Beyond Grids: Multi-objective Bayesian Optimization With Adaptive Discretization
This work addresses the challenge of multi-objective Bayesian optimization in large design spaces, offering an incremental improvement in efficiency for applications like engineering design or hyperparameter tuning.
The paper tackles the problem of optimizing a vector-valued objective function sampled from a Gaussian Process over a large design space, proposing an algorithm called Adaptive ε-PAL that uses adaptive discretization to identify an ε-accurate Pareto set with fewer evaluations, achieving sample complexity bounds and outperforming other methods in experiments.
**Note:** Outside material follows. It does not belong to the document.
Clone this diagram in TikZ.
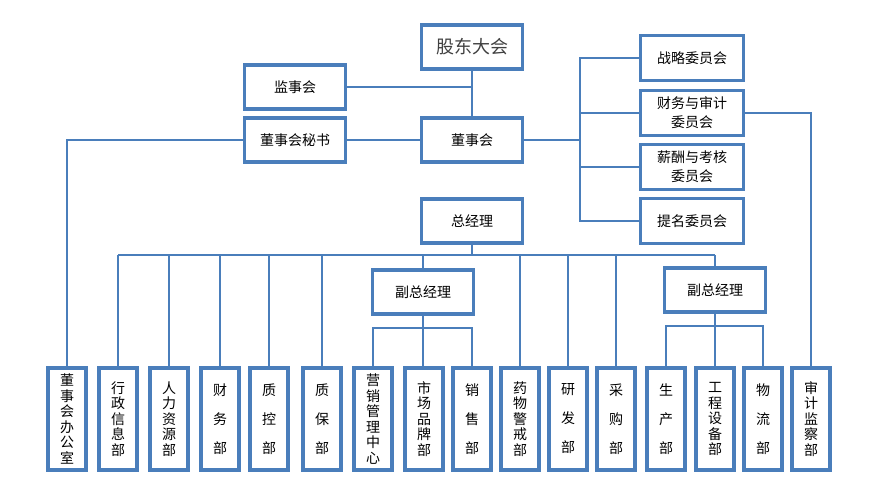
\documentclass[tikz,border=0pt]{standalone}
\usepackage{fontspec}
\newfontfamily\cjk{Noto Sans CJK SC}
\usepackage{xcolor}
\usetikzlibrary{positioning,calc}
\definecolor{orgblue}{HTML}{4A7EBB}

\begin{document}
\begin{tikzpicture}[x=1pt, y=-1pt,
    box/.style={draw=orgblue, line width=3.5pt, fill=white, minimum width=101pt, minimum height=44pt, inner sep=0pt, align=center, font=\cjk\fontsize{14}{19}\selectfont},
    dept/.style={box, minimum width=38pt, minimum height=102pt, font=\cjk\fontsize{14}{15.5}\selectfont},
    link/.style={draw=orgblue, line width=2pt}]
    \useasboundingbox (0,0) rectangle (874,498);

    % Board level
    \node[box, font=\cjk\fontsize{18}{20}\selectfont, text=black!75] (gd) at (472,47) {股东大会};
    \node[box] (jsh) at (295,87) {监事会};
    \node[box] (msh) at (295,140) {董事会秘书};
    \node[box] (dsh) at (472,140) {董事会};
    \node[box] (zjl) at (472,221) {总经理};

    % Committees
    \foreach \y/\txt/\n in {58/战略委员会/1, 113/财务与审计\\委员会/2, 167/薪酬与考核\\委员会/3, 221/提名委员会/4}
        \node[box, minimum width=103pt, minimum height=45pt] (wy\n) at (692,\y) {\txt};

    % Deputy general managers
    \node[box] (fz1) at (423,292) {副总经理};
    \node[box] (fz2) at (715,290) {副总经理};

    % Departments
    \foreach \x/\txt/\n in {67/董\\事\\会\\办\\公\\室/0, 118/行\\政\\信\\息\\部/1, 169/人\\力\\资\\源\\部/2,
        220/财\\[13.5pt]务\\[13.5pt]部/3, 269/质\\[13.5pt]控\\[13.5pt]部/4, 322/质\\[13.5pt]保\\[13.5pt]部/5,
        373/营\\销\\管\\理\\中\\心/6, 424/市\\场\\品\\牌\\部/7, 472/销\\[13.5pt]售\\[13.5pt]部/8,
        520/药\\物\\警\\戒\\部/9, 568/研\\[13.5pt]发\\[13.5pt]部/10, 616/采\\[13.5pt]购\\[13.5pt]部/11,
        666/生\\[13.5pt]产\\[13.5pt]部/12, 715/工\\程\\设\\备\\部/13, 763/物\\[13.5pt]流\\[13.5pt]部/14,
        811/审\\计\\监\\察\\部/15}
        \node[dept] (d\n) at (\x,419) {\txt};

    % Connectors
    \coordinate (cbus) at (580,140);
    \coordinate (bus) at (472,255);
    \coordinate (sub1) at (423,328);
    \coordinate (sub2) at (715,326);

    \draw[link] (gd) -- (dsh);
    \draw[link] (jsh.east) -- (jsh.east -| gd.south);
    \draw[link] (msh) -- (dsh);
    \draw[link] (msh.west) -| (d0.north);
    \draw[link] (dsh) -- (cbus);
    \draw[link] (wy1.west) -| (cbus) |- (wy4.west);
    \foreach \n in {2,3}
        \draw[link] (wy\n.west) -- (wy\n.west -| cbus);
    \draw[link] (wy2.east) -| (d15.north);

    \draw[link] (zjl) -- (bus);
    \draw[link] (d1.north |- bus) -- (fz2.north |- bus);
    \foreach \n in {1,...,5,9,10,11}
        \draw[link] (d\n.north |- bus) -- (d\n.north);
    \foreach \n in {1,2}
        \draw[link] (fz\n.north |- bus) -- (fz\n.north);

    \draw[link] (d6.north) |- (sub1) -| (d8.north);
    \draw[link] (fz1.south) -- (fz1.south |- d7.north);
    \draw[link] (d12.north) |- (sub2) -| (d14.north);
    \draw[link] (fz2.south) -- (d13.north);
\end{tikzpicture}
\end{document}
We consider the problem of optimizing a vector-valued objective function $\boldsymbol{f}$ sampled from a Gaussian Process (GP) whose index set is a well-behaved, compact metric space $({\cal X},d)$ of designs. We assume that $\boldsymbol{f}$ is not known beforehand and that evaluating $\boldsymbol{f}$ at design $x$ results in a noisy observation of $\boldsymbol{f}(x)$. Since identifying the Pareto optimal designs via exhaustive search is infeasible when the cardinality of ${\cal X}$ is large, we propose an algorithm, called Adaptive $\boldsymbolε$-PAL, that exploits the smoothness of the GP-sampled function and the structure of $({\cal X},d)$ to learn fast. In essence, Adaptive $\boldsymbolε$-PAL employs a tree-based adaptive discretization technique to identify an $\boldsymbolε$-accurate Pareto set of designs in as few evaluations as possible. We provide both information-type and metric dimension-type bounds on the sample complexity of $\boldsymbolε$-accurate Pareto set identification. We also experimentally show that our algorithm outperforms other Pareto set identification methods.